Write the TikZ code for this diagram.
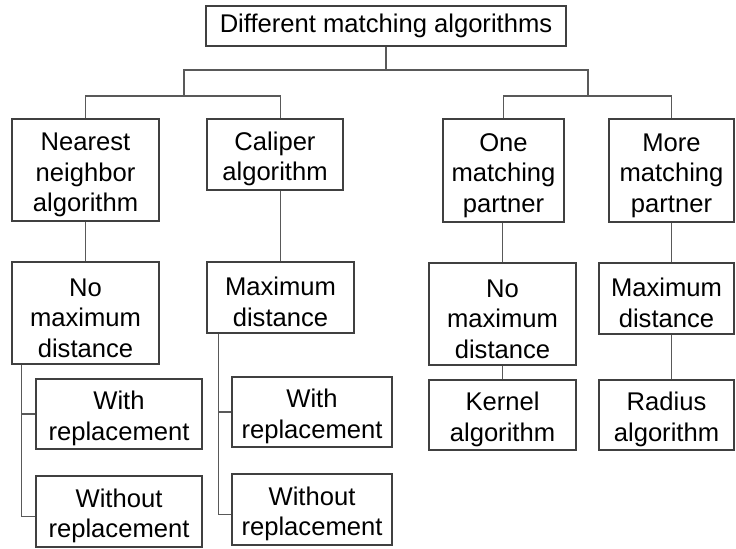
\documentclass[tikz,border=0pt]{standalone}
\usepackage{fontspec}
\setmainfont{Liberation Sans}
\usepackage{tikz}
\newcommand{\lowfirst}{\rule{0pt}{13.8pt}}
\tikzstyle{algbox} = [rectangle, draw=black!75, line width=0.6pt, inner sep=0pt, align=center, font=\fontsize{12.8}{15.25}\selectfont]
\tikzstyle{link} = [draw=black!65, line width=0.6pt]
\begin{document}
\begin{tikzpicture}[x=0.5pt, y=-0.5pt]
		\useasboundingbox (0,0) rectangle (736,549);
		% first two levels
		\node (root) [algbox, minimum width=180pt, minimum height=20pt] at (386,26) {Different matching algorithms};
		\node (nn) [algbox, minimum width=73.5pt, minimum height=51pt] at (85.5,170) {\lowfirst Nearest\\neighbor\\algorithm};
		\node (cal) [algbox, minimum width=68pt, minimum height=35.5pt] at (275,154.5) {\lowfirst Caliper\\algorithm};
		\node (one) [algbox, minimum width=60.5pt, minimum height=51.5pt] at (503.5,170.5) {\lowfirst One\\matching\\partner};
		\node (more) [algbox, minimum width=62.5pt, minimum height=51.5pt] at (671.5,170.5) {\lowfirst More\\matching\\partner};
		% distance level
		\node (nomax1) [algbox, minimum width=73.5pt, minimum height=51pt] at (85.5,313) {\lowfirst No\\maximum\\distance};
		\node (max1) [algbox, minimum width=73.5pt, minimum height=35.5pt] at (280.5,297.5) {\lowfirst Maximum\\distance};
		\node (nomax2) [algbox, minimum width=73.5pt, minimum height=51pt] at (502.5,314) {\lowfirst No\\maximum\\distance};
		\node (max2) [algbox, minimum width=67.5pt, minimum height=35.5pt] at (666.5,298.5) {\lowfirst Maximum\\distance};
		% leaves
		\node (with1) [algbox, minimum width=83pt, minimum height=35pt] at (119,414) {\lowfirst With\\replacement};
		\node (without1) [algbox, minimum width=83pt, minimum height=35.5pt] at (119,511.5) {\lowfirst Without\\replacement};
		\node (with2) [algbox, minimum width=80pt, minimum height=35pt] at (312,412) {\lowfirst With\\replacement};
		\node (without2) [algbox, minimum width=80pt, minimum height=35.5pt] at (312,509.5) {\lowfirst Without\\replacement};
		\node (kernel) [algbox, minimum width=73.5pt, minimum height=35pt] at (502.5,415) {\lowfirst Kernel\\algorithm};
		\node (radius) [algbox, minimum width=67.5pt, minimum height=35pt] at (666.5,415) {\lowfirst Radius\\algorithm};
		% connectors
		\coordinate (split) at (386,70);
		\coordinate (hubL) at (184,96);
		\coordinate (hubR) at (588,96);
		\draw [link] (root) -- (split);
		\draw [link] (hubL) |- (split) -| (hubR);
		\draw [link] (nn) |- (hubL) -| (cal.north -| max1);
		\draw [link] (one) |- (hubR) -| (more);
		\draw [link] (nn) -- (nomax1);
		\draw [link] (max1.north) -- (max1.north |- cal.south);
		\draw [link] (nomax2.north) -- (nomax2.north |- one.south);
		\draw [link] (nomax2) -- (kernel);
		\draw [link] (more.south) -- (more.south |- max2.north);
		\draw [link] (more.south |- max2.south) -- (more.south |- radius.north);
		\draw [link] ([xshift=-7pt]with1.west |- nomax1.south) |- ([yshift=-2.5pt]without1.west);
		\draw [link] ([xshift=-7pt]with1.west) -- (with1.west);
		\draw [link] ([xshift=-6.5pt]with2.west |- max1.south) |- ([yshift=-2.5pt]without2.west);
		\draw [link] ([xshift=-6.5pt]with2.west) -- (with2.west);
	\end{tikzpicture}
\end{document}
------------------------------------------------
- _TASK REQUIREMENTS_: Exactly as written, return every line of the listing, but not the pictures.

- _FULL SOLUTION_:
Write the TikZ code for this diagram.
\documentclass[tikz,border=0pt]{standalone}
\usepackage{fontspec}
\setmainfont{Liberation Sans}
\usepackage{tikz}
\newcommand{\lowfirst}{\rule{0pt}{13.8pt}}
\tikzstyle{algbox} = [rectangle, draw=black!75, line width=0.6pt, inner sep=0pt, align=center, font=\fontsize{12.8}{15.25}\selectfont]
\tikzstyle{link} = [draw=black!65, line width=0.6pt]
\begin{document}
\begin{tikzpicture}[x=0.5pt, y=-0.5pt]
		\useasboundingbox (0,0) rectangle (736,549);
		% first two levels
		\node (root) [algbox, minimum width=180pt, minimum height=20pt] at (386,26) {Different matching algorithms};
		\node (nn) [algbox, minimum width=73.5pt, minimum height=51pt] at (85.5,170) {\lowfirst Nearest\\neighbor\\algorithm};
		\node (cal) [algbox, minimum width=68pt, minimum height=35.5pt] at (275,154.5) {\lowfirst Caliper\\algorithm};
		\node (one) [algbox, minimum width=60.5pt, minimum height=51.5pt] at (503.5,170.5) {\lowfirst One\\matching\\partner};
		\node (more) [algbox, minimum width=62.5pt, minimum height=51.5pt] at (671.5,170.5) {\lowfirst More\\matching\\partner};
		% distance level
		\node (nomax1) [algbox, minimum width=73.5pt, minimum height=51pt] at (85.5,313) {\lowfirst No\\maximum\\distance};
		\node (max1) [algbox, minimum width=73.5pt, minimum height=35.5pt] at (280.5,297.5) {\lowfirst Maximum\\distance};
		\node (nomax2) [algbox, minimum width=73.5pt, minimum height=51pt] at (502.5,314) {\lowfirst No\\maximum\\distance};
		\node (max2) [algbox, minimum width=67.5pt, minimum height=35.5pt] at (666.5,298.5) {\lowfirst Maximum\\distance};
		% leaves
		\node (with1) [algbox, minimum width=83pt, minimum height=35pt] at (119,414) {\lowfirst With\\replacement};
		\node (without1) [algbox, minimum width=83pt, minimum height=35.5pt] at (119,511.5) {\lowfirst Without\\replacement};
		\node (with2) [algbox, minimum width=80pt, minimum height=35pt] at (312,412) {\lowfirst With\\replacement};
		\node (without2) [algbox, minimum width=80pt, minimum height=35.5pt] at (312,509.5) {\lowfirst Without\\replacement};
		\node (kernel) [algbox, minimum width=73.5pt, minimum height=35pt] at (502.5,415) {\lowfirst Kernel\\algorithm};
		\node (radius) [algbox, minimum width=67.5pt, minimum height=35pt] at (666.5,415) {\lowfirst Radius\\algorithm};
		% connectors
		\coordinate (split) at (386,70);
		\coordinate (hubL) at (184,96);
		\coordinate (hubR) at (588,96);
		\draw [link] (root) -- (split);
		\draw [link] (hubL) |- (split) -| (hubR);
		\draw [link] (nn) |- (hubL) -| (cal.north -| max1);
		\draw [link] (one) |- (hubR) -| (more);
		\draw [link] (nn) -- (nomax1);
		\draw [link] (max1.north) -- (max1.north |- cal.south);
		\draw [link] (nomax2.north) -- (nomax2.north |- one.south);
		\draw [link] (nomax2) -- (kernel);
		\draw [link] (more.south) -- (more.south |- max2.north);
		\draw [link] (more.south |- max2.south) -- (more.south |- radius.north);
		\draw [link] ([xshift=-7pt]with1.west |- nomax1.south) |- ([yshift=-2.5pt]without1.west);
		\draw [link] ([xshift=-7pt]with1.west) -- (with1.west);
		\draw [link] ([xshift=-6.5pt]with2.west |- max1.south) |- ([yshift=-2.5pt]without2.west);
		\draw [link] ([xshift=-6.5pt]with2.west) -- (with2.west);
	\end{tikzpicture}
\end{document}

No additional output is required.